Kent Whitaker, the only surviving victim of a murder plot by his son, helped launch his son's blog, "Minutes Before Six,". The blog garners tens of thousands of page loads each month and is read around the world. It also posts the writings of other inmates as well.

"I guess I can understand a little bit of the attitude of those who have been hurt from violent crimes. They're not wanting to hear anything on the other side. I think that's kind of human nature," Whitaker said.

"The truth is these guys live in conditions that are amazingly horrible and if the prison system was more honest, more open and less cruel and if there was some sort of watchdog, that could actually make some difference than these blogs, I don't think they would be there at all. But there is no outlet. Most people don't want to know what goes on back there," Whitaker said.

Kent Whitaker's 31-year-old son, Thomas Whitaker, is on death row in a Texas prison. In December 2003, Thomas Whitaker conspired with two others to kill his mother, father and brother to receive a $1.5 million inheritance. Two accomplices shot everyone in the family, including Thomas, when they returned home from dinner. Only Kent and Thomas Whitaker survived.

Kent Whitaker, now 63, is a minister who focuses on reconciliation and healing. He has forgiven his son and says their relationship is better than before the shooting. He said that the blog has helped his son grow and heal.

"I see examples of how much more open he is than he was before and examples of how he's caring for other people," Kent Whitaker said. "When you're able to help people, I think that's very healing for someone that's done something that they're ashamed of."

Kent Whitaker originally hatched the idea for his son's blog and even bought the domain name.

"I actually typed out some of the first entries. It was very uncomfortable because sometimes the content was more than I could bear," he said.

Eventually it became too painful and now a woman in Australia, Tracey Evans, maintains the blog. Evans, a 46-year-old single mom who is opposed to the death penalty, began reading Thomas Whitaker's writings and started writing to him. She considers him a close friend and has visited him twice.

"Thomas deserves to be in prison. I'm not condoning what he's done at all...It's incomprehensible to understand the enormity of what he did... But I think he still has a lot to offer,"Evans said.

The blog contains entries by other inmates including a section called "Deathwatch" where inmates who have received a date for their execution send entries leading up to their deaths. There is also a collection of essays called "Letters to a Future DR Inmate" that includes the thoughts of several inmates on death row.

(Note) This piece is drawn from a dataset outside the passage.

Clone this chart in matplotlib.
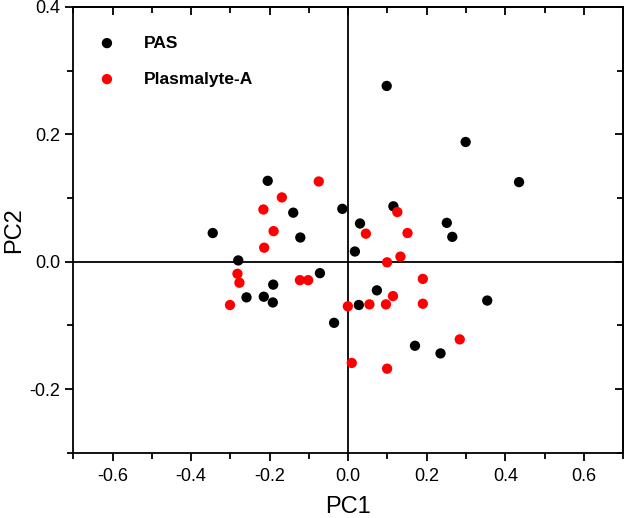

After the execution of another inmate, a deflated Whitaker wrote in July, "Every once in a while an execution batters its way through and leaves you feeling emotionally sandblasted. I have been a bit distant from people of late...a friend of mine here thinks that some part of my subconscious is aware that I will never get to be the crotchety old bastard at the nursing home that I was destined to be, so I am trying to make up for it in the present day. 31 going on 87, in other words."